### SET EXERCISE
Exactly the lines from the start of the data below through the line that contains "lifx_s = [1.0, 1.0, 0.945, 0.945]" are to be copied, with pictures left out.

### GIVEN MATERIAL
----

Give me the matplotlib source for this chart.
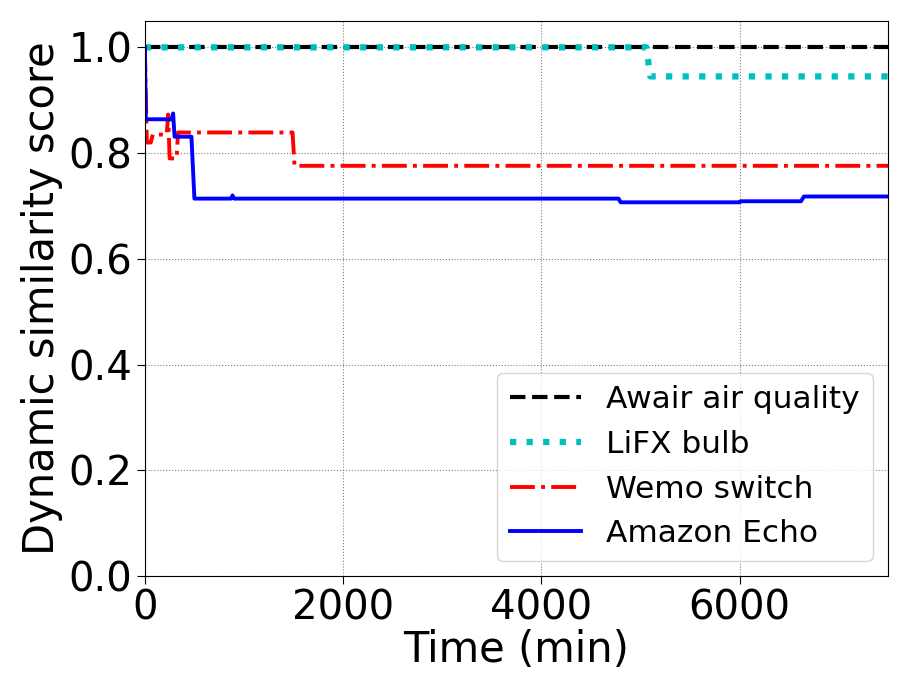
import matplotlib
matplotlib.use("Agg")
import matplotlib.pyplot as plt

awair_t = [0, 7500]
awair_s = [1.0, 1.0]

lifx_t = [0, 5060, 5100, 7500]
lifx_s = [1.0, 1.0, 0.945, 0.945]

wemo_t = [0, 20, 60, 80, 220, 235, 250, 320, 335, 1490, 1510, 7500]
wemo_s = [1.0, 0.82, 0.82, 0.835, 0.835, 0.873, 0.79, 0.79, 0.839, 0.839, 0.776, 0.776]

echo_t = [0, 10, 270, 285, 300, 470, 500, 870, 885, 900,
          4780, 4800, 6000, 6010, 6620, 6650, 7500]
echo_s = [1.0, 0.864, 0.864, 0.875, 0.831, 0.831, 0.714, 0.714, 0.72, 0.714,
          0.714, 0.707, 0.707, 0.709, 0.709, 0.718, 0.718]

fig = plt.figure(figsize=(9.11, 6.96), dpi=100)
ax = fig.add_axes([0.159, 0.172, 0.816, 0.798])

ax.plot(awair_t, awair_s, 'k--', lw=3, label='Awair air quality')
ax.plot(lifx_t, lifx_s, color='c', ls=':', lw=4.5, label='LiFX bulb')
ax.plot(wemo_t, wemo_s, 'r-.', lw=2.8, label='Wemo switch')
ax.plot(echo_t, echo_s, 'b-', lw=2.8, label='Amazon Echo')

ax.set_xlim(0, 7500)
ax.set_ylim(0, 1.05)
ax.set_xticks([0, 2000, 4000, 6000])
ax.set_yticks([0.0, 0.2, 0.4, 0.6, 0.8, 1.0])
ax.tick_params(labelsize=29, length=6, pad=3)
ax.grid(True, ls=':', color='gray', lw=0.8)
ax.set_xlabel('Time (min)', fontsize=30, labelpad=0)
ax.set_ylabel('Dynamic similarity score', fontsize=30, labelpad=4)
ax.legend(loc='lower right', fontsize=22.5, handlelength=2.3)

fig.savefig('out.png', dpi=100)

----

### FINISHED TASK
Give me the matplotlib source for this chart.
import matplotlib
matplotlib.use("Agg")
import matplotlib.pyplot as plt

awair_t = [0, 7500]
awair_s = [1.0, 1.0]

lifx_t = [0, 5060, 5100, 7500]
lifx_s = [1.0, 1.0, 0.945, 0.945]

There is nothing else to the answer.